Nehemiah 3: 28-30; 7: 4; 12: 40-43

         I have an impression of Jerusalem: what has been wrought in recovery.  The walls of Jerusalem are generally only mentioned in view of recovery and in view of repair.  It is good to see a repenting David speaking about building the walls of Jerusalem; then there shall be the right sacrifices; then there will be what is acceptable to Jehovah.  We see how Manasseh, an evil king, prayed to Jehovah his God when he had been taken captive to Babylon.  You never hear of Saul praying to Jehovah his God, or speaking about Jehovah his God, but Manasseh prayed to Jehovah his God (2 Chron 33: 12) and God turns his captivity.  He returned to Jerusalem and he built the walls of Jerusalem to a great height.
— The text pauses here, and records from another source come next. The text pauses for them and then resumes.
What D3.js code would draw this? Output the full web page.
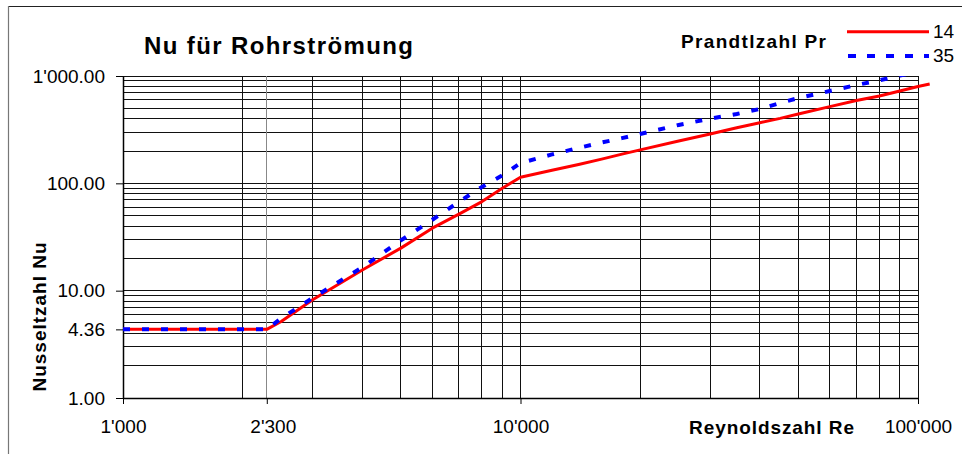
<!DOCTYPE html>
<html>
<head>
<meta charset="utf-8">
<script src="https://cdn.jsdelivr.net/npm/d3@7"></script>
<style>
  html, body { margin: 0; padding: 0; background: #fff; }
  svg { display: block; font-family: "Liberation Sans", Arial, sans-serif; }
</style>
</head>
<body>
<svg id="chart" width="962" height="454"></svg>
<script>
// ---- data ----
const reynolds = [1000, 2300, 2500, 3000, 4000, 5000, 6000, 7000, 8000, 9000, 10000,
  12000, 14000, 16000, 18000, 20000, 25000, 30000, 35000, 40000, 45000, 50000,
  60000, 70000, 80000, 90000, 100000, 107000];
const nuPr14 = [4.36, 4.36, 5.16, 8.22, 15.6, 24.9, 38.2, 51.6, 67.6, 90.1, 114,
  132.5, 150, 168, 187, 205, 248, 288, 330, 367, 403, 443,
  518, 592, 652, 725, 799, 843];
const nuPr35 = [4.36, 4.36, 5.53, 8.55, 16.5, 29.4, 45.8, 67.2, 92.7, 118.6, 154.3,
  185.9, 213.8, 240, 263.7, 288.4, 350, 400, 443, 493, 560, 624,
  725, 824, 912, 1010, 1100, 1160];
const seriesNames = ["14", "35"];
const xTickValues = [1000, 2300, 10000, 100000];
const yTickValues = [1, 4.36, 10, 100, 1000];

const titleText = "Nu für Rohrströmung";
const xTitle = "Reynoldszahl Re";
const yTitle = "Nusseltzahl Nu";
const legendTitle = "Prandtlzahl Pr";

(function () {
// ---- layout ----
const svg = d3.select("#chart");
const pL = 123, pR = 918, pT = 76, pB = 398;
const x = d3.scaleLog().domain([1000, 100000]).range([pL, pR]);
const y = d3.scaleLog().domain([1, 1000]).range([pB, pT]);

const loc = d3.formatLocale({decimal: ".", thousands: "'", grouping: [3], currency: ["", ""]});
const fx = loc.format(",d");
const fy = loc.format(",.2f");

// outer border (top + left)
svg.append("line").attr("x1", 8).attr("x2", 962).attr("y1", 6.5).attr("y2", 6.5)
  .attr("stroke", "#222").attr("stroke-width", 1.2);
svg.append("line").attr("x1", 8.5).attr("x2", 8.5).attr("y1", 6).attr("y2", 454)
  .attr("stroke", "#777").attr("stroke-width", 1.2);

// grid
const grid = svg.append("g").attr("shape-rendering", "crispEdges");
grid.selectAll(".vg").data(x.ticks()).join("line")
  .attr("x1", d => x(d)).attr("x2", d => x(d))
  .attr("y1", pT).attr("y2", pB)
  .attr("stroke", "#111").attr("stroke-width", 1);
grid.selectAll(".hg").data(y.ticks()).join("line")
  .attr("x1", pL).attr("x2", pR)
  .attr("y1", d => y(d)).attr("y2", d => y(d))
  .attr("stroke", "#111").attr("stroke-width", 1);
grid.append("line").attr("x1", x(2300)).attr("x2", x(2300))
  .attr("y1", pT).attr("y2", pB).attr("stroke", "#888");

// axes
const yAxis = d3.axisLeft(y).tickValues(yTickValues).tickFormat(fy)
  .tickSize(7).tickSizeOuter(0).tickPadding(11);
const gy = svg.append("g").attr("transform", `translate(${pL},0)`).call(yAxis);
const xAxis = d3.axisBottom(x).tickValues(xTickValues).tickFormat(fx)
  .tickSize(6).tickSizeOuter(0).tickPadding(16);
const gx = svg.append("g").attr("transform", `translate(0,${pB})`).call(xAxis);
[gx, gy].forEach(g => {
  g.selectAll("path.domain").attr("stroke", "#000").attr("stroke-width", 1.5);
  g.selectAll(".tick line").attr("stroke", "#000");
  g.selectAll("text").attr("font-size", 19).attr("fill", "#000")
    .attr("font-family", '"Liberation Sans", Arial, sans-serif');
});
gx.selectAll(".tick text").filter(d => d === 2300).attr("dx", 6);

// clip
svg.append("clipPath").attr("id", "clip").append("rect")
  .attr("x", 100).attr("y", pT).attr("width", 862).attr("height", pB - pT + 20);

const line = d3.line().x(d => x(d[0])).y(d => y(d[1]));
const plot = svg.append("g").attr("clip-path", "url(#clip)");
plot.append("path").datum(reynolds.map((r, i) => [r, nuPr14[i]]))
  .attr("d", line).attr("fill", "none").attr("stroke", "#ff0000")
  .attr("stroke-width", 3).attr("stroke-linejoin", "round");
plot.append("path").datum(reynolds.map((r, i) => [r, nuPr35[i]]))
  .attr("d", line).attr("fill", "none").attr("stroke", "#0000ff")
  .attr("stroke-width", 4).attr("stroke-dasharray", "7,12");

// titles
svg.append("text").attr("x", 144).attr("y", 54).text(titleText)
  .attr("font-size", 24).attr("font-weight", "bold")
  .attr("textLength", 269).attr("lengthAdjust", "spacing");
svg.append("text").attr("x", 689).attr("y", 433.5).text(xTitle)
  .attr("font-size", 19).attr("font-weight", "bold")
  .attr("textLength", 165).attr("lengthAdjust", "spacing");
svg.append("text").attr("transform", "translate(46,317) rotate(-90)")
  .attr("text-anchor", "middle").text(yTitle)
  .attr("font-size", 19).attr("font-weight", "bold")
  .attr("textLength", 149).attr("lengthAdjust", "spacing");

// legend
svg.append("text").attr("x", 681).attr("y", 47.5).text(legendTitle)
  .attr("font-size", 19).attr("font-weight", "bold")
  .attr("textLength", 145).attr("lengthAdjust", "spacing");
const legY = [31.7, 56];
svg.append("line").attr("x1", 847).attr("x2", 929).attr("y1", legY[0]).attr("y2", legY[0])
  .attr("stroke", "#ff0000").attr("stroke-width", 3);
svg.append("line").attr("x1", 848).attr("x2", 929).attr("y1", legY[1]).attr("y2", legY[1])
  .attr("stroke", "#0000ff").attr("stroke-width", 4).attr("stroke-dasharray", "8,11");
svg.selectAll(".legtxt").data(seriesNames).join("text")
  .attr("x", 933).attr("y", (d, i) => legY[i] + 6).text(d => d)
  .attr("font-size", 19).attr("fill", "#000");
})();
</script>
</body>
</html>
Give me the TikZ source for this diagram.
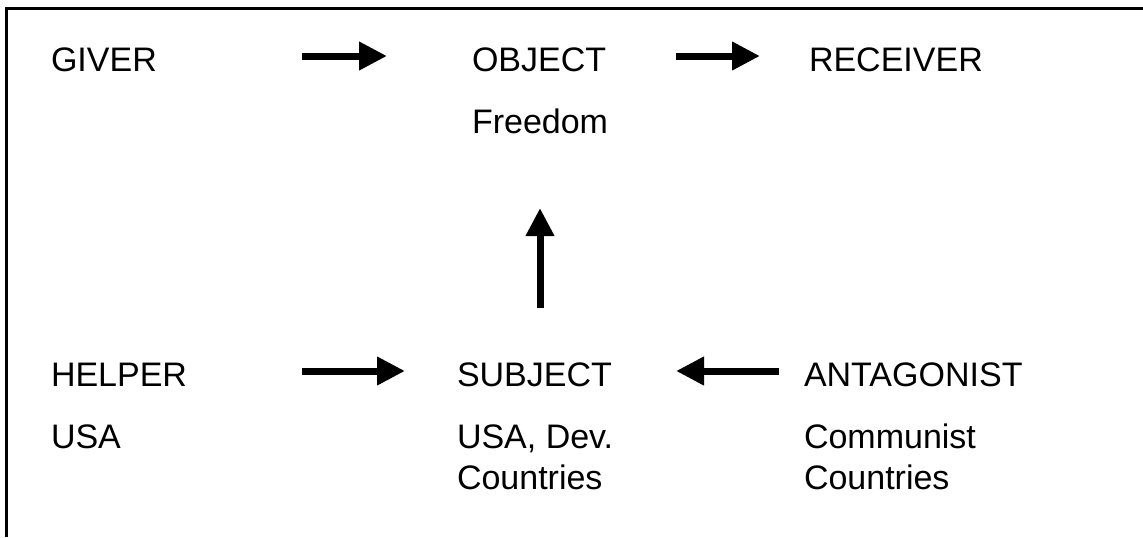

         In Nehemiah we get the recovery of a small part of the people to Jerusalem; a large part of the children of Israel remain in Babylon, as in our day, and we feel for them.  The position is taken here in all humility; all the failure of the past has been gone over, but that does not deter, and all the attacks of the enemies do not deter.  They say: “Even that which they build, if a fox went up, it would break down their stone wall”; ’what are they trying to do?’  But here we find persons working on the repair.  Especially today, when we celebrate the setting up of a household, we would like to think of the persons who repair the walls of Jerusalem “every one over against his house”. I was thinking of the importance of our brother and sister having the blessings of Jerusalem before them, not just the Christian life, but thinking of what the Lord has in mind collectively to be enjoyed, and what is collectively to be enjoyed is also to be protected, and needs building up, restoring and repairing.  You do not just repair out of a legal sense of duty, but seeing persons repair over against their own house shows that they value their household and seek to protect and preserve it in the light of the assembly.  Understanding and maintaining God’s principles is what the wall is all about and that is also needed to protect the household.  We need to maintain what is right before God in the midst of all that is against us.  It may be good to think about the walls, and go over the history of the testimony, over the failures that have been in localities and persons.  All these things are needed to keep us dependent, but all that has happened is not to deter us because the result is that, when they had gone over it all, they all went from the wall to the house of God, and there is exceeding great joy.  There is joy for the men, and for the women and for the children.  That is the result of building on these things and maintaining them for God, in view of your own house, and in view of all the saints, so that the men and the women and the children rejoice with great rejoicing, and the shout of the joy of Jerusalem goes round about into the land.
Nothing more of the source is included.